Tommy remembers one night in Hull that season very well, he said: “That night at Hull I could see the way we had progressed, we were on a roll and I didn’t think the players actually realized it. You could see from the touchline what was going on and how well they were playing. The players did everything we asked them to do, and when you get a roll on then the next match you continue and you gain that confidence.

“We were playing so well, and they had this great big long stand at Hull and the crowd are giving it all Hull, Hull, Hull. We quietened them down and they started to clap us did their fans. At half time we got the lads in and we were seeing to whoever needed to be patched up and then we gave them the talk just before we came out.

“As we came out I lined the players up with their backs to the crowd at the side of the pitch. The reason I did that was because if they were facing the crowd they’d be getting distracted from what I was telling them. That is one of the tricks of the trade, you don’t need a distraction when you are talking to the players. I could see exactly what they were doing, they were cheering and smiling and having all the joy and then I was just talking to the players.

“We did this in the final at Odsal, back in those days you couldn’t go inside the ground, there was no where to go and do a team talk so we just lined all the players up again at the side of the pitch. I said to the lads to get themselves sorted and then got all the players in a half moon circle shape with their backs to the crowd.

“I looked at the Leeds players and they were just walking about, their coach couldn’t get their players in for a talk. I got mine in a group, and I always did it whether out on the field or in the dressing room. I got them sat down and it was 10 minutes that I could have to talk to them. It is physiological because if your trying to get your point across to someone you don’t want them looking at someone else who might be distracting them like in a crowd.”
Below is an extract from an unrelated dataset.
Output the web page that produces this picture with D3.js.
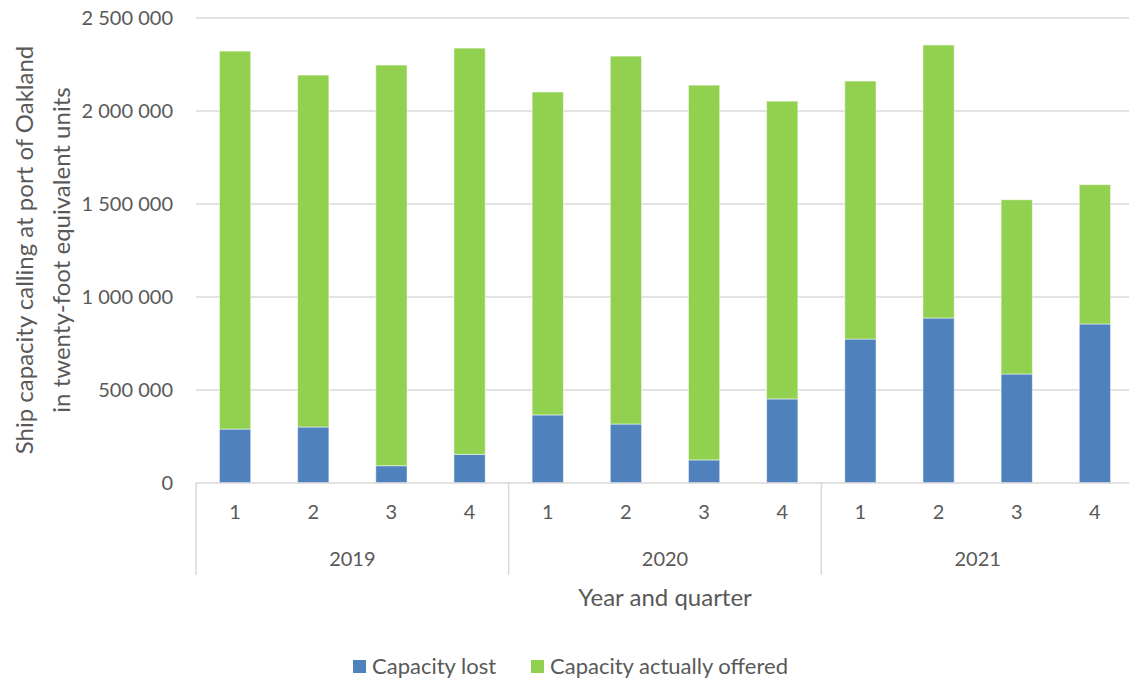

Smales also reminisced about the moment he and the team got the trophy and won the final at Odsal.

He said: “I had the feeling of elation when I got my hands on the trophy, all the feelings just drains from you. I just sat there and watched all the players and spectators on the field celebrating, it was brilliant. I had experienced that feeling before to some extent having played at Wembley, but you didn’t have the fans coming on to the pitch there. You have to drink it in as much as you can, but you can’t take it all in at at once.”

Smales received a huge cheer from the fans as he went up to collect his award and he insists it was nice to see one or two old faces again among the supporters.

He commented:”It has been nice to see one or two of the players and spectators again, it is nice after all these years, it was 45 years ago after all since we won it. There are a lot of people here that haven’t experienced that.

“I am not a legend, there are a lot of coaches out there that have played and coached a lot longer than me but I don’t think they’ve had anymore satisfaction than what I have had with my success with my players. A lot of these coaches have had full time international players, we had just three I believe in our team. Sometimes it’s easier to coach international players, it might be more down to man management and keeping their feat on the ground.

“In general life they were brilliant players that I had, they respected me, they respected the club and fans and they respected the way we played on the pitch.

“I love coming back to Dewsbury, I always get a good reception and it’s been brilliant tonight and I appreciate the invite and the award very much.”